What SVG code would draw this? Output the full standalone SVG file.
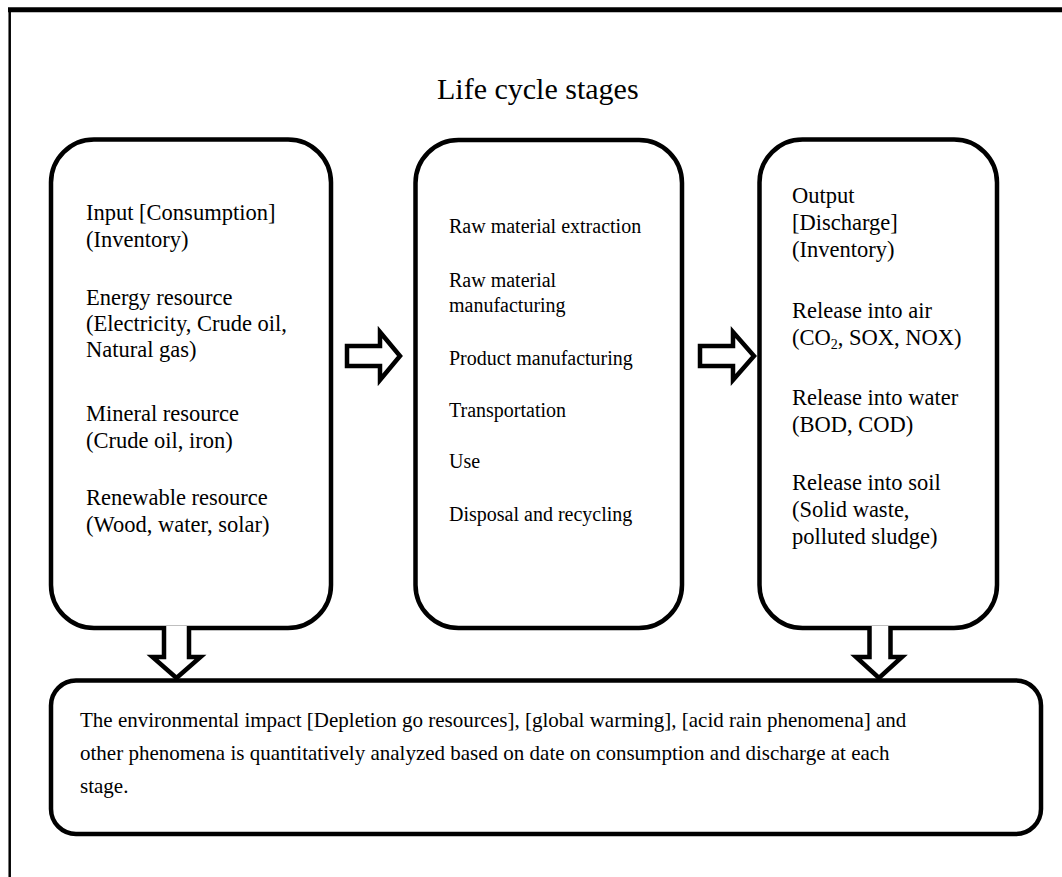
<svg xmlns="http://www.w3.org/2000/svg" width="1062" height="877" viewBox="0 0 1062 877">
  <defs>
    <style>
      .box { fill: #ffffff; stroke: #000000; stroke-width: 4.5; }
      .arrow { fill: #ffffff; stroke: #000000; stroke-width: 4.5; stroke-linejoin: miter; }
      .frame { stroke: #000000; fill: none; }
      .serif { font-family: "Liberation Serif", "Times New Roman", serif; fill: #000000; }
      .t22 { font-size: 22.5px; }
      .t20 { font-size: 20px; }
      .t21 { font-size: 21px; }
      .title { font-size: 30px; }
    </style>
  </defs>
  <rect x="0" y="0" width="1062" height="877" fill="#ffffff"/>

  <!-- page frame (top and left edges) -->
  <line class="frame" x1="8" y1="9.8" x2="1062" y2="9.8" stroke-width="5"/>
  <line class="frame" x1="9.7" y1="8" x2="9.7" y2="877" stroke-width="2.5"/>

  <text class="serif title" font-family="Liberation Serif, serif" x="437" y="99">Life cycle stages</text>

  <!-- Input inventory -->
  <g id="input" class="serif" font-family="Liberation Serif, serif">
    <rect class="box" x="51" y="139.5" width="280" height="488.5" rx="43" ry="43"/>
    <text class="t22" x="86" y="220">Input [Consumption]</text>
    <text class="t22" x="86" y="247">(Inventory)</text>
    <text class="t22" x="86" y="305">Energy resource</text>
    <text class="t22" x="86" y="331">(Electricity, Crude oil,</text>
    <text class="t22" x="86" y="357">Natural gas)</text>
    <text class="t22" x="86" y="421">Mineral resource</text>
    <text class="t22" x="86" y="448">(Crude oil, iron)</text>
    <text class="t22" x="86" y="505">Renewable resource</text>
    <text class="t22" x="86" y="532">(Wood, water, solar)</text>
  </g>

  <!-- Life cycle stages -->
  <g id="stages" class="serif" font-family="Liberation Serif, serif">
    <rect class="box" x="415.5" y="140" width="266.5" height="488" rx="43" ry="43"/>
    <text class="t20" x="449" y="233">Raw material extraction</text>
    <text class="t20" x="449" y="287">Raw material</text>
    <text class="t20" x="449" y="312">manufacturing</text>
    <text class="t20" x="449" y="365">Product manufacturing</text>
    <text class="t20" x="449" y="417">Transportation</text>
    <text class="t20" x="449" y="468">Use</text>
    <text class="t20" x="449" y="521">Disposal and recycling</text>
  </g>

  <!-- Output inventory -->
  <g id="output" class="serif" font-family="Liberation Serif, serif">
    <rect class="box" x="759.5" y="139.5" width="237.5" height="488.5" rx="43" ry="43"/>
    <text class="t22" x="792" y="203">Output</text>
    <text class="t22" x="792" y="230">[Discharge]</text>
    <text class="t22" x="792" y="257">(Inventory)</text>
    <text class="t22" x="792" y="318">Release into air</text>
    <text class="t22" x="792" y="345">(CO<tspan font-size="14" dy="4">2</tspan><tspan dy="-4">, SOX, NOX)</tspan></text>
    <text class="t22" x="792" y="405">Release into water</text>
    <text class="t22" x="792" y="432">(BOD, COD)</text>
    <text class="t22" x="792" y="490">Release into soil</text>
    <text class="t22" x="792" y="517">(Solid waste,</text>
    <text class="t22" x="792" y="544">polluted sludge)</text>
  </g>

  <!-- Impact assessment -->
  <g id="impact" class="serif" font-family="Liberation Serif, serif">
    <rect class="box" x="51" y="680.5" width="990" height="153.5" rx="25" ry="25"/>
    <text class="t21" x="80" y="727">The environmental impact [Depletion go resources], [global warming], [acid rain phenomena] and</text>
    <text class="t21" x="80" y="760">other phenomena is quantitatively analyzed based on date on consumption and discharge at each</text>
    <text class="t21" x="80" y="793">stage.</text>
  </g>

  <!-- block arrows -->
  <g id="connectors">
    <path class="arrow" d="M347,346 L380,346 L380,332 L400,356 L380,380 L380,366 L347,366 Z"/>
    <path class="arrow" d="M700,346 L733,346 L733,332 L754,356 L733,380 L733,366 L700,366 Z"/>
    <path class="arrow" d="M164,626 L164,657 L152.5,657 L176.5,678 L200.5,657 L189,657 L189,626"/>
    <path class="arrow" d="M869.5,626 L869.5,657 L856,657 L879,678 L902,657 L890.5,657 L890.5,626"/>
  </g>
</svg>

-.-.-

> _TASK REQUIREMENTS_:
Copy each line in full and exactly, omitting any picture.

> _CORRECT ANSWER_:
What SVG code would draw this? Output the full standalone SVG file.
<svg xmlns="http://www.w3.org/2000/svg" width="1062" height="877" viewBox="0 0 1062 877">
  <defs>
    <style>
      .box { fill: #ffffff; stroke: #000000; stroke-width: 4.5; }
      .arrow { fill: #ffffff; stroke: #000000; stroke-width: 4.5; stroke-linejoin: miter; }
      .frame { stroke: #000000; fill: none; }
      .serif { font-family: "Liberation Serif", "Times New Roman", serif; fill: #000000; }
      .t22 { font-size: 22.5px; }
      .t20 { font-size: 20px; }
      .t21 { font-size: 21px; }
      .title { font-size: 30px; }
    </style>
  </defs>
  <rect x="0" y="0" width="1062" height="877" fill="#ffffff"/>

  <!-- page frame (top and left edges) -->
  <line class="frame" x1="8" y1="9.8" x2="1062" y2="9.8" stroke-width="5"/>
  <line class="frame" x1="9.7" y1="8" x2="9.7" y2="877" stroke-width="2.5"/>

  <text class="serif title" font-family="Liberation Serif, serif" x="437" y="99">Life cycle stages</text>

  <!-- Input inventory -->
  <g id="input" class="serif" font-family="Liberation Serif, serif">
    <rect class="box" x="51" y="139.5" width="280" height="488.5" rx="43" ry="43"/>
    <text class="t22" x="86" y="220">Input [Consumption]</text>
    <text class="t22" x="86" y="247">(Inventory)</text>
    <text class="t22" x="86" y="305">Energy resource</text>
    <text class="t22" x="86" y="331">(Electricity, Crude oil,</text>
    <text class="t22" x="86" y="357">Natural gas)</text>
    <text class="t22" x="86" y="421">Mineral resource</text>
    <text class="t22" x="86" y="448">(Crude oil, iron)</text>
    <text class="t22" x="86" y="505">Renewable resource</text>
    <text class="t22" x="86" y="532">(Wood, water, solar)</text>
  </g>

  <!-- Life cycle stages -->
  <g id="stages" class="serif" font-family="Liberation Serif, serif">
    <rect class="box" x="415.5" y="140" width="266.5" height="488" rx="43" ry="43"/>
    <text class="t20" x="449" y="233">Raw material extraction</text>
    <text class="t20" x="449" y="287">Raw material</text>
    <text class="t20" x="449" y="312">manufacturing</text>
    <text class="t20" x="449" y="365">Product manufacturing</text>
    <text class="t20" x="449" y="417">Transportation</text>
    <text class="t20" x="449" y="468">Use</text>
    <text class="t20" x="449" y="521">Disposal and recycling</text>
  </g>

  <!-- Output inventory -->
  <g id="output" class="serif" font-family="Liberation Serif, serif">
    <rect class="box" x="759.5" y="139.5" width="237.5" height="488.5" rx="43" ry="43"/>
    <text class="t22" x="792" y="203">Output</text>
    <text class="t22" x="792" y="230">[Discharge]</text>
    <text class="t22" x="792" y="257">(Inventory)</text>
    <text class="t22" x="792" y="318">Release into air</text>
    <text class="t22" x="792" y="345">(CO<tspan font-size="14" dy="4">2</tspan><tspan dy="-4">, SOX, NOX)</tspan></text>
    <text class="t22" x="792" y="405">Release into water</text>
    <text class="t22" x="792" y="432">(BOD, COD)</text>
    <text class="t22" x="792" y="490">Release into soil</text>
    <text class="t22" x="792" y="517">(Solid waste,</text>
    <text class="t22" x="792" y="544">polluted sludge)</text>
  </g>

  <!-- Impact assessment -->
  <g id="impact" class="serif" font-family="Liberation Serif, serif">
    <rect class="box" x="51" y="680.5" width="990" height="153.5" rx="25" ry="25"/>
    <text class="t21" x="80" y="727">The environmental impact [Depletion go resources], [global warming], [acid rain phenomena] and</text>
    <text class="t21" x="80" y="760">other phenomena is quantitatively analyzed based on date on consumption and discharge at each</text>
    <text class="t21" x="80" y="793">stage.</text>
  </g>

  <!-- block arrows -->
  <g id="connectors">
    <path class="arrow" d="M347,346 L380,346 L380,332 L400,356 L380,380 L380,366 L347,366 Z"/>
    <path class="arrow" d="M700,346 L733,346 L733,332 L754,356 L733,380 L733,366 L700,366 Z"/>
    <path class="arrow" d="M164,626 L164,657 L152.5,657 L176.5,678 L200.5,657 L189,657 L189,626"/>
    <path class="arrow" d="M869.5,626 L869.5,657 L856,657 L879,678 L902,657 L890.5,657 L890.5,626"/>
  </g>
</svg>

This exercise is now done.